WHAT IS REQUIRED:
From the records below, extract only the lines running from the line with "What matplotlib code" to the line with "import matplotlib.pyplot as plt", both lines included, reproducing them exactly.

RECORDS SHOWN:
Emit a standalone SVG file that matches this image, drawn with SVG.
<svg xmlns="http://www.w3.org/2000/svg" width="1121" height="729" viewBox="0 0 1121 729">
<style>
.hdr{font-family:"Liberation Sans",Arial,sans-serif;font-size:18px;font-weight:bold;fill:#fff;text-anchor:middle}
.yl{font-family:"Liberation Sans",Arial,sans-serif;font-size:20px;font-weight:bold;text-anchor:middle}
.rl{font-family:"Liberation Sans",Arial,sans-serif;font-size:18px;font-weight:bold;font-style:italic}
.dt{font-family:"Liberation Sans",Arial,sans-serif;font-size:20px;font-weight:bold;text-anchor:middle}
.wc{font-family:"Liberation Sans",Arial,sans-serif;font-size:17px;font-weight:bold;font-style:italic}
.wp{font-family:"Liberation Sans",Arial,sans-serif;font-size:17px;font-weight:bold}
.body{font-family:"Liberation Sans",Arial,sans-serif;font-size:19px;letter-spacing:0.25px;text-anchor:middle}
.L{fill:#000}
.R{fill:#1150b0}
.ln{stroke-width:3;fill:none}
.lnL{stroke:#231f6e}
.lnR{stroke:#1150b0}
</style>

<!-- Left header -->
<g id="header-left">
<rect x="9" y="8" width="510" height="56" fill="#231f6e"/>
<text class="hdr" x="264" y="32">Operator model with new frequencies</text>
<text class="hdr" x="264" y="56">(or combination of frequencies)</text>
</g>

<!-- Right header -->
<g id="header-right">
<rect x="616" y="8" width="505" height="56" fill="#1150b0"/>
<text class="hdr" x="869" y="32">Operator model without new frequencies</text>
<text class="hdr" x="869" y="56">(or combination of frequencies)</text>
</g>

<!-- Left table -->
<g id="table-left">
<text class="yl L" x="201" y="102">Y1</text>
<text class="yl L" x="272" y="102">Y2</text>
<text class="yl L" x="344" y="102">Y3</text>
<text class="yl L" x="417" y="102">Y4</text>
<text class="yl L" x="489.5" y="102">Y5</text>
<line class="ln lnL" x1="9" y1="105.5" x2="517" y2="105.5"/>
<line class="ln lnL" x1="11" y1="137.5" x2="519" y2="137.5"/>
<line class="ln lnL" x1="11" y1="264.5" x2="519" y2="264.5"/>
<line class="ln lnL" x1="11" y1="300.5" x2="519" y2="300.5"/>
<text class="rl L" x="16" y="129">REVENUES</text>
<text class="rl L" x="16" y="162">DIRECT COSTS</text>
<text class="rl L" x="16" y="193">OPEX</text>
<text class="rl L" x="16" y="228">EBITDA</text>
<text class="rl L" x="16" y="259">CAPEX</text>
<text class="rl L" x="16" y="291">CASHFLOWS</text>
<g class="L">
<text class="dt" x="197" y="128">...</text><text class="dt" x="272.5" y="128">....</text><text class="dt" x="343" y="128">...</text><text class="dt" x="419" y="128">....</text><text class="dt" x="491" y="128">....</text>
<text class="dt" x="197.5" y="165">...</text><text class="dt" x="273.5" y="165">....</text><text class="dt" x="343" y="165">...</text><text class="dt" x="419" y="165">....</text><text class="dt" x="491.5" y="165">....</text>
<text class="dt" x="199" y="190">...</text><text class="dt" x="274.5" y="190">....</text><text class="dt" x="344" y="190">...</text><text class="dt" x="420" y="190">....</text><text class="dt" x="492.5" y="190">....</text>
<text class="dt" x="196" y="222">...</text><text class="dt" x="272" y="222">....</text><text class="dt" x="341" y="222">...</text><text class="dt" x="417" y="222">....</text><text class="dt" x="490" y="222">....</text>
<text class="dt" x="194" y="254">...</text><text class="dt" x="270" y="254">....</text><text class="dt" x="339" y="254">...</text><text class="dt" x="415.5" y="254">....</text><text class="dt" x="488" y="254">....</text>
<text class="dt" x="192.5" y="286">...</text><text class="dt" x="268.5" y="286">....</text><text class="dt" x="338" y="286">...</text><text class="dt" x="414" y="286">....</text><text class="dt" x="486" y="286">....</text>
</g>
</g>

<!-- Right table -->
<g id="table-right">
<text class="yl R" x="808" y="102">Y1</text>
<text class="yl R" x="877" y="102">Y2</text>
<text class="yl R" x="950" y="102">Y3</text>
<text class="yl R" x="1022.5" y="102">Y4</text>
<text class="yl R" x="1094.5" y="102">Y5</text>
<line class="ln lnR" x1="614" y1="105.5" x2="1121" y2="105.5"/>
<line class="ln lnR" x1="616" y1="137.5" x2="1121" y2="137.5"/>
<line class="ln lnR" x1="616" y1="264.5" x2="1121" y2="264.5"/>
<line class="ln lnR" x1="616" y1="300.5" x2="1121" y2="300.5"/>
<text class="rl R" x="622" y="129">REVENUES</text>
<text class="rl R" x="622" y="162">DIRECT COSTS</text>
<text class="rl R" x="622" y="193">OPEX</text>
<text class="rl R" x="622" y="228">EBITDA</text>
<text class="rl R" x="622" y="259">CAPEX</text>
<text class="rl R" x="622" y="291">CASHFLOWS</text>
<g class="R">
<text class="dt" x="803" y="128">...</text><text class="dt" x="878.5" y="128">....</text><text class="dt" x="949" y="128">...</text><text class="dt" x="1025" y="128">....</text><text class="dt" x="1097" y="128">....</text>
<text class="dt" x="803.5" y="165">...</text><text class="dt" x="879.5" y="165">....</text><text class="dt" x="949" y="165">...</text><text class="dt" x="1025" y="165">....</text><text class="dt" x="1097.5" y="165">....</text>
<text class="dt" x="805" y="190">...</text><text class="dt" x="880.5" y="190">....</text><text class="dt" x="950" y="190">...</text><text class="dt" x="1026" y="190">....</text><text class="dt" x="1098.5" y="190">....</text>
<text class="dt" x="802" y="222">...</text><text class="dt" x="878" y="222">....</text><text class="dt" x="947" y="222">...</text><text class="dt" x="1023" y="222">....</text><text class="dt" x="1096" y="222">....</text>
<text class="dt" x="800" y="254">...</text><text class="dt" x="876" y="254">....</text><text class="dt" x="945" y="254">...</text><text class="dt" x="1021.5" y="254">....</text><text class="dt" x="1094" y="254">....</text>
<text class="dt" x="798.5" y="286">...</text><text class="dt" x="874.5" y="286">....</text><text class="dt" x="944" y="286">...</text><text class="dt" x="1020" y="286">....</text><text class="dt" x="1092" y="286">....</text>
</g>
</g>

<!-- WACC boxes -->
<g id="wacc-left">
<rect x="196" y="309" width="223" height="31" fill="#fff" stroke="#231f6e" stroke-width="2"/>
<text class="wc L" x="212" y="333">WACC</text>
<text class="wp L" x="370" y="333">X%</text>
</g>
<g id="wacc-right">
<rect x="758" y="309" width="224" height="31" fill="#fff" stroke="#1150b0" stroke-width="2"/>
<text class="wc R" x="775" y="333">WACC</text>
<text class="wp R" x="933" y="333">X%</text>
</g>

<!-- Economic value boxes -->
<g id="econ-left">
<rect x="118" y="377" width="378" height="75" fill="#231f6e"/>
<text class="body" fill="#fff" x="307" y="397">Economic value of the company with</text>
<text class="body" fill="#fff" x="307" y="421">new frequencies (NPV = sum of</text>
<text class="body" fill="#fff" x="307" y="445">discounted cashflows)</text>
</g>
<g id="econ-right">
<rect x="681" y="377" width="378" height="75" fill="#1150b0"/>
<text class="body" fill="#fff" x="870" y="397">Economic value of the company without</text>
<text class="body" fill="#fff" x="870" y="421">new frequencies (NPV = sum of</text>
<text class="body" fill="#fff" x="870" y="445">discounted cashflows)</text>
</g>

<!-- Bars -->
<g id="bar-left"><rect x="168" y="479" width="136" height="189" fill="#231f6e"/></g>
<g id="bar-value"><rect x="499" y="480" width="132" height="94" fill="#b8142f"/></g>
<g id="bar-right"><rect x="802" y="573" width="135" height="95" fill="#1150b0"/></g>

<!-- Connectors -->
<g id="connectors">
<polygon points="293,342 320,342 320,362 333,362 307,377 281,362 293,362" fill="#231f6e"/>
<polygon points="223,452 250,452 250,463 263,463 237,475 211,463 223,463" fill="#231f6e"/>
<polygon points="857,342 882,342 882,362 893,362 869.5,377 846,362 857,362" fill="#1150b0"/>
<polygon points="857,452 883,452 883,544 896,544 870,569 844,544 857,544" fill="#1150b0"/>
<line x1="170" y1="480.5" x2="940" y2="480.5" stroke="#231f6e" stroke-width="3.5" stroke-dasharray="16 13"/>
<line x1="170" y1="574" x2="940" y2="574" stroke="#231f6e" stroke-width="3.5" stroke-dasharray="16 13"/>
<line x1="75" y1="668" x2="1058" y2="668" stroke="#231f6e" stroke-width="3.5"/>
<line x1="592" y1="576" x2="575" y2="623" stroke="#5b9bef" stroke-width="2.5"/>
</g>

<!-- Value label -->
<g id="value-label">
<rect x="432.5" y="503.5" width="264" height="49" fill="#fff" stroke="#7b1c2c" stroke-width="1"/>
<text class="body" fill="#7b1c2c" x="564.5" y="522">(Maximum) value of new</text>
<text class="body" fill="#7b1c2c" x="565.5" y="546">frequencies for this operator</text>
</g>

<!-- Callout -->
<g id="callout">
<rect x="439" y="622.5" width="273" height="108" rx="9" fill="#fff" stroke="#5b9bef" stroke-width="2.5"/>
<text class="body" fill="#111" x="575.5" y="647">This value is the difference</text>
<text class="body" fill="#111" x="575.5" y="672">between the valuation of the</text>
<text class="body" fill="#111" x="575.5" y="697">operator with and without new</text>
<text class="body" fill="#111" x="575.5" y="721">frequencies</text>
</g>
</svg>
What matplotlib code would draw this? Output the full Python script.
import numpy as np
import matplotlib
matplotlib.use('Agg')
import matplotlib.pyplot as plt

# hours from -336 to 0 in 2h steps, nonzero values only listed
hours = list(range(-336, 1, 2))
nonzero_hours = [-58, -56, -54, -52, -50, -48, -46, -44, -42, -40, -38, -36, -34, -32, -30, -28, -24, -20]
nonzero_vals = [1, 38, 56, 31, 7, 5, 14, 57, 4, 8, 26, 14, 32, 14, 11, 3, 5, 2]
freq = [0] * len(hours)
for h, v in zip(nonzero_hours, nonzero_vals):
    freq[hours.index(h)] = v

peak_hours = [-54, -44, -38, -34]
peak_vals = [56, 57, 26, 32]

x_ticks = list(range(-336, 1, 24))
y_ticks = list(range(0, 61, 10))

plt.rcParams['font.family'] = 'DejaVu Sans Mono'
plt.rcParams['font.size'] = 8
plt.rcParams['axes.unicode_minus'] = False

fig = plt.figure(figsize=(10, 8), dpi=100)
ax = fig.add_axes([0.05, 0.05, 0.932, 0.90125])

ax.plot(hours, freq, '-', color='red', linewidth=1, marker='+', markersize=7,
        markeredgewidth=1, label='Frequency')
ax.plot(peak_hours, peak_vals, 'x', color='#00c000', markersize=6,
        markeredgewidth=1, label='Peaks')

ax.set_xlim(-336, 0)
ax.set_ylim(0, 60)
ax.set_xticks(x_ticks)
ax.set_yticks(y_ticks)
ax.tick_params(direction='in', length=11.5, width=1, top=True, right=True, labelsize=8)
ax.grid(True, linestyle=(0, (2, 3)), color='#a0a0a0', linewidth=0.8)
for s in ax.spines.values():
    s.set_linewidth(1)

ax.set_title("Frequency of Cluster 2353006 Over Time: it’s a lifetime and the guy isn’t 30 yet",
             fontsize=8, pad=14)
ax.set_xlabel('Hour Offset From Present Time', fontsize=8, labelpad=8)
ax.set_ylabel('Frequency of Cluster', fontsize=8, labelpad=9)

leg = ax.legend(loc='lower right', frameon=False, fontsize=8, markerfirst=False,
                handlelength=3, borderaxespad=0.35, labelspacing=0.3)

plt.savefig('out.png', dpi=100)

EXERCISE ANSWER:
What matplotlib code would draw this? Output the full Python script.
import numpy as np
import matplotlib
matplotlib.use('Agg')
import matplotlib.pyplot as plt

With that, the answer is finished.